As Dr. Summa explains, "In the course of adjusting on the put-side to reduce my risk, I was picking up extra premium to compensate for that on the call side. Now because the VIX is increasing during these drops, the call premium is inflated as is the put premium. You can collect a lot of nice call premium in those down periods, especially on a relief up-day swing. Those are days when I would sell a lot of call spreads and collect premium."
Interestingly, as Dr. Summa points out, the VIX begins to implode as the market tone improves and market drifts upward, which causes both puts and calls to decline in value. This provides somewhat of a cushion to call-writes as the market goes up, and is what happened mid-January.
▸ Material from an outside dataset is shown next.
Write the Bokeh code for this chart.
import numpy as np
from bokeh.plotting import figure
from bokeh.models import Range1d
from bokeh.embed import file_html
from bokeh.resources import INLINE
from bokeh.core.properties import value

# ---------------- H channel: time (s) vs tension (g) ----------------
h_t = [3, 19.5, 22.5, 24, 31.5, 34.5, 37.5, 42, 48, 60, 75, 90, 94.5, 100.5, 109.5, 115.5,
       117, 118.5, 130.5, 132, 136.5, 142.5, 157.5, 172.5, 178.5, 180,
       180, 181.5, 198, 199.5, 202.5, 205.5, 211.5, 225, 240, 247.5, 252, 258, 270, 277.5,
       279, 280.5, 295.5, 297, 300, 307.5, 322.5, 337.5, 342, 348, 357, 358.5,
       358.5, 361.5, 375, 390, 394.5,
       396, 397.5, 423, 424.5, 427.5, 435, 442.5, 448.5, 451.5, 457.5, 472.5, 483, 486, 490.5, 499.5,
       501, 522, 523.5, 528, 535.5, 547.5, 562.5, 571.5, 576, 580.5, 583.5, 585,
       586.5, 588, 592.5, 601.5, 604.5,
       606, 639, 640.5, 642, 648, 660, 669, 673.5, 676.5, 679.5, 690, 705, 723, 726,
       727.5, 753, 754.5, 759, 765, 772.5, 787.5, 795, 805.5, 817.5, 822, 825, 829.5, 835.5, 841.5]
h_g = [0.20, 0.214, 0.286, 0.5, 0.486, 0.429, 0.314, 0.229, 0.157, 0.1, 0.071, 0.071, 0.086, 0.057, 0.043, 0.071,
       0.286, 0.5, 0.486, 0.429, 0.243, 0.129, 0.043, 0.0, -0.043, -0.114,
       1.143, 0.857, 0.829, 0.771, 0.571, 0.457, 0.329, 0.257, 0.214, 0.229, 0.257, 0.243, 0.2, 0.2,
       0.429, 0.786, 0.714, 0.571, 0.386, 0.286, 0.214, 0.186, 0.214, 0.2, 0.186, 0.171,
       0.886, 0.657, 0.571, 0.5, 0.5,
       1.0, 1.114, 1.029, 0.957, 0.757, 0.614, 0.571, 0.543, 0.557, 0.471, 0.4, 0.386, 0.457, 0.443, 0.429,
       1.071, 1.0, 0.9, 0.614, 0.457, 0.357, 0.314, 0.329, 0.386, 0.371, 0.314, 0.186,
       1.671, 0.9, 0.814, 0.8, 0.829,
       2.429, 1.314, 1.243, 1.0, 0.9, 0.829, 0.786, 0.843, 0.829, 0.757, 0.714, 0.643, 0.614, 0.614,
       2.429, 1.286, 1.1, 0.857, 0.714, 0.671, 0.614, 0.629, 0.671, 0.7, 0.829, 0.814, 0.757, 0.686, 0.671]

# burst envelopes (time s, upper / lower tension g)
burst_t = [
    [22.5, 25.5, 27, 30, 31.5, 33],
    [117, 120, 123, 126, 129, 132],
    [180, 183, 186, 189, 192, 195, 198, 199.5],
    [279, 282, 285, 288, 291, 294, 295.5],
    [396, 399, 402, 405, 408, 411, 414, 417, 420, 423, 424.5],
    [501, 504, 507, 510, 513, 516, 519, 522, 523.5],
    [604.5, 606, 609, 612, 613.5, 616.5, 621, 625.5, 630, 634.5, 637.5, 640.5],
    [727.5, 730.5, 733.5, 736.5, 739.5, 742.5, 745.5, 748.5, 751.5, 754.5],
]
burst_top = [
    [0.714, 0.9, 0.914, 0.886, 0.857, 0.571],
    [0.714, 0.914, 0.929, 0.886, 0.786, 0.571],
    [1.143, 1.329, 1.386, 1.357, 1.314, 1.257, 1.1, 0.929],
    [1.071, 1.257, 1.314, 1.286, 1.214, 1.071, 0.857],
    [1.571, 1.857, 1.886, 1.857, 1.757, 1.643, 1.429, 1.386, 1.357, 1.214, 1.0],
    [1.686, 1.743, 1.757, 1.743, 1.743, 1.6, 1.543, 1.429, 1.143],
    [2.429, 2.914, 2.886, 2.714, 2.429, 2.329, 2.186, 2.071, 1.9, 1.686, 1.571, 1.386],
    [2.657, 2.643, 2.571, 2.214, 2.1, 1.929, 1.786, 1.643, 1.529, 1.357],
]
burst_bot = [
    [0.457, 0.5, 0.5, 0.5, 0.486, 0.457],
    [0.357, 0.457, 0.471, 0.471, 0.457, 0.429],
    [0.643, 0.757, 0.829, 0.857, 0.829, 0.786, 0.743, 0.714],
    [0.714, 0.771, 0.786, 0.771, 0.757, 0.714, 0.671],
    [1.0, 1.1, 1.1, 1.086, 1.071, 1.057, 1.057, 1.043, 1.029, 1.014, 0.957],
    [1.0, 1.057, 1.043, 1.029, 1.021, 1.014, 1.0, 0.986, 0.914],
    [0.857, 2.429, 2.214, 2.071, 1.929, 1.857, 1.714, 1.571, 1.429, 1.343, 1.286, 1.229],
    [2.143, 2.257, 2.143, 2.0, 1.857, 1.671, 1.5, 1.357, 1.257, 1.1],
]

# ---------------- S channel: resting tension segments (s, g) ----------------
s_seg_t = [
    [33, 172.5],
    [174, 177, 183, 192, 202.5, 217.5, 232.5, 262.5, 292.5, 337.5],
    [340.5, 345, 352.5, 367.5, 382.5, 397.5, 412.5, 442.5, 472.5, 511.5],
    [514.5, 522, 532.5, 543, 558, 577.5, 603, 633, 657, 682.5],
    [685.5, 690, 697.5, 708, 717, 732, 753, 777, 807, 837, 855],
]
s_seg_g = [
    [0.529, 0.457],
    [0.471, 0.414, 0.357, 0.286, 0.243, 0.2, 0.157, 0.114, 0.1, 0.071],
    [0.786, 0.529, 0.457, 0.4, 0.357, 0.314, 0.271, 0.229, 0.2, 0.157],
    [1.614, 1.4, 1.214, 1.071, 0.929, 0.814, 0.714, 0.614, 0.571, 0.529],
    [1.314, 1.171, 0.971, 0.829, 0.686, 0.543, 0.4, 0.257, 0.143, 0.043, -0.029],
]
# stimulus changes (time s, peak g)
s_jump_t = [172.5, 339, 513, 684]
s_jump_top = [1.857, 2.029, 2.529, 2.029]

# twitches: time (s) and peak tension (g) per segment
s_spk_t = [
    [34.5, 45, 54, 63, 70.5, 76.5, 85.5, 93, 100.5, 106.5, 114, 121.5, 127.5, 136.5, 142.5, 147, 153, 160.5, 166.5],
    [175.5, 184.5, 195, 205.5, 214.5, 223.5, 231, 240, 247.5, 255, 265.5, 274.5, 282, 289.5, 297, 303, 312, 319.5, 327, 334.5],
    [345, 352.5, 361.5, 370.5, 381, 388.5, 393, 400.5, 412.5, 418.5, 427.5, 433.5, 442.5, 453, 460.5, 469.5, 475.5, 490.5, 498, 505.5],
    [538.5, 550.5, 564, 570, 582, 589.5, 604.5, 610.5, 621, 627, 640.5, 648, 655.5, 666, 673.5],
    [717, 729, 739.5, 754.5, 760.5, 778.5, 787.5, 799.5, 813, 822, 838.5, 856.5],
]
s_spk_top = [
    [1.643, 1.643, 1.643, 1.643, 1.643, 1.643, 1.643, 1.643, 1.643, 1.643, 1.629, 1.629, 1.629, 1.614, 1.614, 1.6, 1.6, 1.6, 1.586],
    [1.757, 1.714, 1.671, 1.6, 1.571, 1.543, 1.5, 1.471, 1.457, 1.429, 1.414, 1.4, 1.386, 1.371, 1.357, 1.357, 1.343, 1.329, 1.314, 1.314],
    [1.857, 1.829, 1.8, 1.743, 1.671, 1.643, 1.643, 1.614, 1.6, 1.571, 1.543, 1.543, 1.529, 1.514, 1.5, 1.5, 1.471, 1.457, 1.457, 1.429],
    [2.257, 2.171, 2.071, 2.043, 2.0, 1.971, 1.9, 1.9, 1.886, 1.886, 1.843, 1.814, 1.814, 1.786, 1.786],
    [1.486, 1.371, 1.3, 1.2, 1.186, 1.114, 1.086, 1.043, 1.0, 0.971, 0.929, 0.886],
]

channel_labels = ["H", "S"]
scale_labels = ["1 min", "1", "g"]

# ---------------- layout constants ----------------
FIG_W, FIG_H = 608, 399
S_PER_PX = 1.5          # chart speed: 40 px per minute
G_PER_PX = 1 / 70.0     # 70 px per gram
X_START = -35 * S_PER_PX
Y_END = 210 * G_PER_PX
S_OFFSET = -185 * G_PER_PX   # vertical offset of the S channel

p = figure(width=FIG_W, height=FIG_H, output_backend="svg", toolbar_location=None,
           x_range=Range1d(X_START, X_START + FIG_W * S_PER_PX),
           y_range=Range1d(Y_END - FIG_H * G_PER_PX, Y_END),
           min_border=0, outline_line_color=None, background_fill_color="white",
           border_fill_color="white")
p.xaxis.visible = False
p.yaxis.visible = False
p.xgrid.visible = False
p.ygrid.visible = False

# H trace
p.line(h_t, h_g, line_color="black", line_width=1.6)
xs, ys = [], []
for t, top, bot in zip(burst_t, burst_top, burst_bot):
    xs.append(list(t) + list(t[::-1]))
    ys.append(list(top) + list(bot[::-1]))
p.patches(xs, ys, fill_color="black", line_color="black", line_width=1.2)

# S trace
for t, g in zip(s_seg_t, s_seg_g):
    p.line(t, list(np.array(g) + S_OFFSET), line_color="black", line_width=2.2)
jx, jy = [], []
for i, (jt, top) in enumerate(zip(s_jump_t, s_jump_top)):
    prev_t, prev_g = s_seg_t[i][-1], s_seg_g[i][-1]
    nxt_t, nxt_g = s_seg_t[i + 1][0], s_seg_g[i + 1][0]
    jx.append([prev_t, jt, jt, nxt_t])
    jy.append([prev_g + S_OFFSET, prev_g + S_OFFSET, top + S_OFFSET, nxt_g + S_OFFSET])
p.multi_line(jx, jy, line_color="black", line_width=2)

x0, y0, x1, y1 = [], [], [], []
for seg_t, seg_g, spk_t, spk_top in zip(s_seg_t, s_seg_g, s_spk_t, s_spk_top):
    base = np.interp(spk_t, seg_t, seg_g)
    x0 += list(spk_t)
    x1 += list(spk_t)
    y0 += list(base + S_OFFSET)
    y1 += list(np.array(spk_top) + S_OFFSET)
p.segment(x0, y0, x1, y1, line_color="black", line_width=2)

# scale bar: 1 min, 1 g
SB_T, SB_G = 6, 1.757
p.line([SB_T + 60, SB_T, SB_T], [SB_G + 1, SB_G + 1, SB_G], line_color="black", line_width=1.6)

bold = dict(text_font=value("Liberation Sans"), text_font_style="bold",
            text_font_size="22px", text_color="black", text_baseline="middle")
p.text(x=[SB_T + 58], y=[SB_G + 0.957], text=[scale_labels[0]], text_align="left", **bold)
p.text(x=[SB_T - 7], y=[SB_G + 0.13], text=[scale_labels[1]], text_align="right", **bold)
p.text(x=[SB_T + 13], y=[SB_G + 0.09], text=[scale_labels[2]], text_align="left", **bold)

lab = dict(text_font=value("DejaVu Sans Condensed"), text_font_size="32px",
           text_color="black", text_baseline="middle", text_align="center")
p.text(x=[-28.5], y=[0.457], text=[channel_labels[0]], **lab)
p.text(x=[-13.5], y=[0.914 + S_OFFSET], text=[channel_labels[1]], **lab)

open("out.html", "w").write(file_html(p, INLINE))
Then in February when the market came back down, he collected the call-side premium and booked a nice gain from the month.
On a monthly basis, including Dr. Summa's track record going back to 2002 with his commodity pool, the greatest drawdown has been 15.8 percent in 2002, with the worst peak-to-valley drawdown of 20.17 percent. Given the drawdown's context in 2002, this generally reflects prudent risk management. Managed Account Research likes to remind readers that past performance is not necessarily indicative of future results.
One of the unique aspects to Dr. Summa's trading strategies is his use of diagonal spreads, which only takes place on the put-side because the nature of the call-side better lends itself to credit spreads. Diagonal spreads as he explains provide an opportunity to have the long-side closer to the underlying market price, and therefore provide an opportunity to play a role in generating gains, rather than just reinsuring the short. This is essentially what happened in 2007, which further explains why volatility can be an option traders friend in the hands of a skilled practitioner.
"I don't believe that because you know what I know you're going to make money. There is an element of personality and each individual brings something to the game. I use to be a professional skier, and I joke at my seminars that I got started in risk management as a freestyle skier 100 feet off the ground doing aerial acrobatics. I learned very quickly what it means to take on too much risk," says Dr. Summa.
Explaining further, "One of the things that distinguishes me, and I've had managers come to my seminars, actually some competitors, is that you need to know how much risk your taking and what your capable of, and what the reward is. So those five years of skiing professionally, while it seems completely remote from financial markets -- one is mental one is physical -- provided valuable experience."
Traders have to be disciplined -- they have to be willing to do the same thing over and over again. A stumbling block is getting tempted into trades when things are boring, or reactionary when things get too scary and a trader starts making emotional decisions. This applies to trading, skiing and even chess...
As Dr. Summa astutely recognizes, there is an element of overlap in the psychology of trading versus many kinds of pursuits. Masters of all these games learn patience, but also never lose their edge -- the intuition to know when it is appropriate to stay cool and stick to your game plan, when to get aggressive and take advantage of an opportunity when presented, or when to scale back and fight another day.
Good traders have a unique trait: balance -- stubbornness in keeping to a game plan, but enough flexibility to be able to adapt. Dr. Summa, in our opinion, exhibits this wisdom which comes from life experience.